The Labor Day hurricane originated as a weak tropical storm east of the Bahamas on August 29, 1935. As it approached the Florida Keys, it rapidly intensified to become a hurricane, striking the middle Florida Keys on Monday, September 2, 1935 (Labor Day). The storm destroyed all the weather instruments, but an analysis of the damage indicates the storm had sustained wind speeds of 185 miles per hour, placing it in Category 5 of the Saffir/Simpson Hurricane Scale. The barometric pressure of 892 millibars was the lowest barometric pressure measured in the North Atlantic until 1988.

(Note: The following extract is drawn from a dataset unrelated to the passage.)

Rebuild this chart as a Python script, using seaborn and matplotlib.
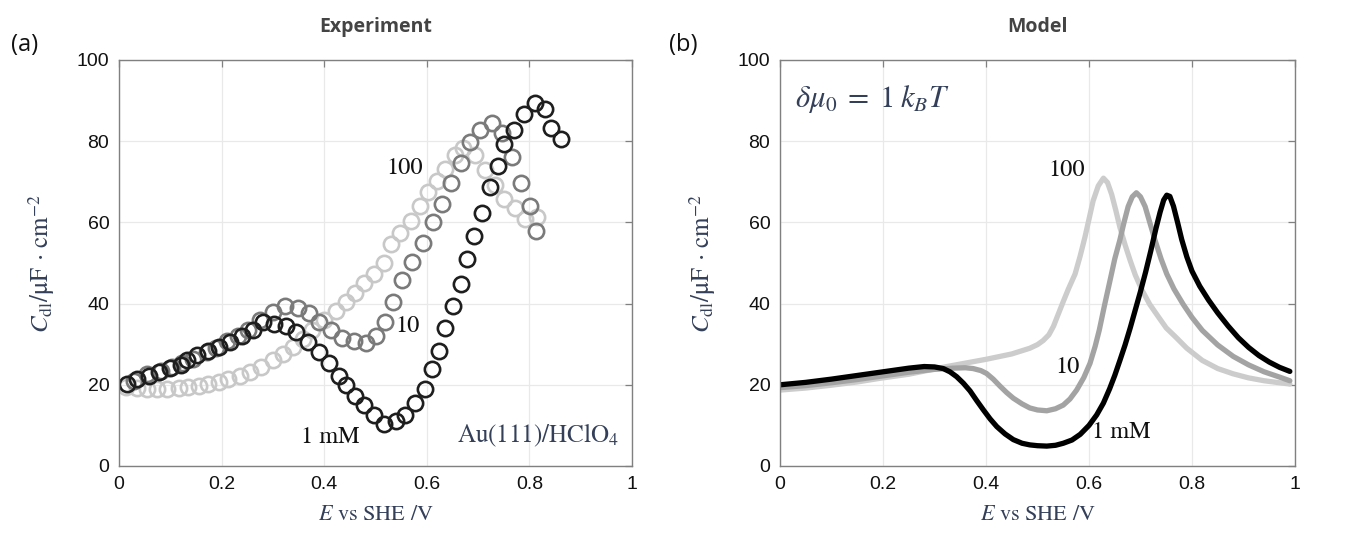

In 1935, the Overseas Highway to Key West was under construction. This Civilian Conservation Corps (CCC) project was designed to put unemployed World War I veterans to work during the Great Depression, more than 600 of whom were building bridges on Long Key and Lower Matecumbe Key as the storm approached. A ten-car rescue train arrived from Miami just as the storm struck, but a twenty-foot-high storm surge washed it off the tracks. More than 425 veterans and residents died. The storm continued up the west coast of Florida, had a second landfall at Cedar Key, crossed the Florida peninsula, and re-entered the Atlantic, where it once more reached hurricane force before finally blowing itself out.
Impact
The Labor Day hurricane of 1935 was one of only two Category 5 hurricanes to have a U.S. landfall during the twentieth century. The damage to the Middle Keys was severe, with hundreds of lives lost, almost total destruction of property, and nearly fifty miles of the Overseas Railroad washed out. The storm severed the only link to the mainland for Key West, which lay just ninety miles away. With the Great Depression under way, and tourists unable to get to a city that depended on them for its economic base, Key West faced high unemployment and food shortages for years.
Bibliography
Barnes, Jay. Florida’s Hurricane History. 2d ed. Chapel Hill: University of North Carolina Press, 2007.
Fitzpatrick, Patrick. Hurricanes: A Reference Handbook. Santa Barbara, Calif.: ABC-Clio Press, 2006.